#### [SOURCE DATA]
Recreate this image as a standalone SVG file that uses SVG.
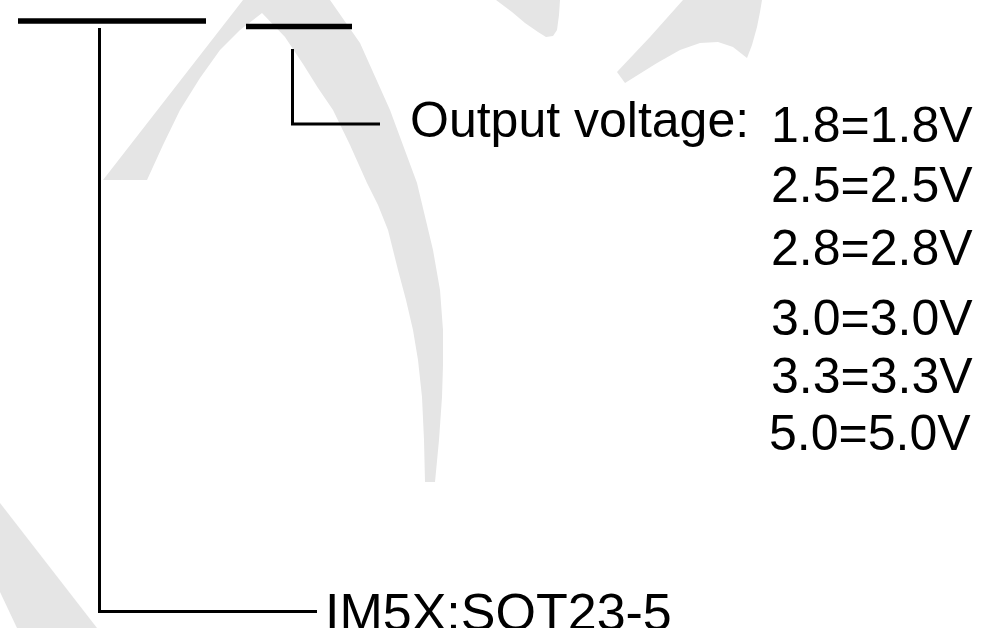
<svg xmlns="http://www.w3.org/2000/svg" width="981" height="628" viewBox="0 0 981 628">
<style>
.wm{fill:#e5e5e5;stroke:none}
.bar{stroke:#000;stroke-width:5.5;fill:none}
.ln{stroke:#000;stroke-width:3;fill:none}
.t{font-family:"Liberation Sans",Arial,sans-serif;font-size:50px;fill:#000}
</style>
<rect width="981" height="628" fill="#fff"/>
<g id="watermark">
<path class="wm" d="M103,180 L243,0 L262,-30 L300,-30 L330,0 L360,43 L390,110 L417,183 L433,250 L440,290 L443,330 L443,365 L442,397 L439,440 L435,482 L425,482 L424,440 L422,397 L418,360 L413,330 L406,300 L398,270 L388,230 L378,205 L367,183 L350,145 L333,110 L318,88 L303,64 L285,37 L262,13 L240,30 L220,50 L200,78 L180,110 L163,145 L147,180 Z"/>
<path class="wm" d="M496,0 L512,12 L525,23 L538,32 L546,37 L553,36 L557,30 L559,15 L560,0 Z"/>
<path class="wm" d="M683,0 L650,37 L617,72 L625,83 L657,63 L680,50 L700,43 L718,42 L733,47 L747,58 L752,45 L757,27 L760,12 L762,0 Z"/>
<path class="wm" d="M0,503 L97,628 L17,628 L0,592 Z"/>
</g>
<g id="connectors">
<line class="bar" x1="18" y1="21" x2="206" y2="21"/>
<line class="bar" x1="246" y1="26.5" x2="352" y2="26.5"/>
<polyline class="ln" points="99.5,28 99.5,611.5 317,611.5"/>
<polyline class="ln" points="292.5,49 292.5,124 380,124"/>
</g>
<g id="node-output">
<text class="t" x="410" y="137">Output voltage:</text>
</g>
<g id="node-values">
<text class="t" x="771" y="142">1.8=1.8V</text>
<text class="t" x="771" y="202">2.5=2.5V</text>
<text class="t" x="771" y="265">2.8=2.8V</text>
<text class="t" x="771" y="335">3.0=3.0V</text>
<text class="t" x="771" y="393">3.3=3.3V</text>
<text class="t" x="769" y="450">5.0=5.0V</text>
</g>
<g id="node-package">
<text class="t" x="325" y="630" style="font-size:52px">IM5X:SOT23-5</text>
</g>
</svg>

#### [TASK STATEMENT]
Output the lines above in full and exactly as given, omitting any pictures.

#### [TASK SOLUTION]
Recreate this image as a standalone SVG file that uses SVG.
<svg xmlns="http://www.w3.org/2000/svg" width="981" height="628" viewBox="0 0 981 628">
<style>
.wm{fill:#e5e5e5;stroke:none}
.bar{stroke:#000;stroke-width:5.5;fill:none}
.ln{stroke:#000;stroke-width:3;fill:none}
.t{font-family:"Liberation Sans",Arial,sans-serif;font-size:50px;fill:#000}
</style>
<rect width="981" height="628" fill="#fff"/>
<g id="watermark">
<path class="wm" d="M103,180 L243,0 L262,-30 L300,-30 L330,0 L360,43 L390,110 L417,183 L433,250 L440,290 L443,330 L443,365 L442,397 L439,440 L435,482 L425,482 L424,440 L422,397 L418,360 L413,330 L406,300 L398,270 L388,230 L378,205 L367,183 L350,145 L333,110 L318,88 L303,64 L285,37 L262,13 L240,30 L220,50 L200,78 L180,110 L163,145 L147,180 Z"/>
<path class="wm" d="M496,0 L512,12 L525,23 L538,32 L546,37 L553,36 L557,30 L559,15 L560,0 Z"/>
<path class="wm" d="M683,0 L650,37 L617,72 L625,83 L657,63 L680,50 L700,43 L718,42 L733,47 L747,58 L752,45 L757,27 L760,12 L762,0 Z"/>
<path class="wm" d="M0,503 L97,628 L17,628 L0,592 Z"/>
</g>
<g id="connectors">
<line class="bar" x1="18" y1="21" x2="206" y2="21"/>
<line class="bar" x1="246" y1="26.5" x2="352" y2="26.5"/>
<polyline class="ln" points="99.5,28 99.5,611.5 317,611.5"/>
<polyline class="ln" points="292.5,49 292.5,124 380,124"/>
</g>
<g id="node-output">
<text class="t" x="410" y="137">Output voltage:</text>
</g>
<g id="node-values">
<text class="t" x="771" y="142">1.8=1.8V</text>
<text class="t" x="771" y="202">2.5=2.5V</text>
<text class="t" x="771" y="265">2.8=2.8V</text>
<text class="t" x="771" y="335">3.0=3.0V</text>
<text class="t" x="771" y="393">3.3=3.3V</text>
<text class="t" x="769" y="450">5.0=5.0V</text>
</g>
<g id="node-package">
<text class="t" x="325" y="630" style="font-size:52px">IM5X:SOT23-5</text>
</g>
</svg>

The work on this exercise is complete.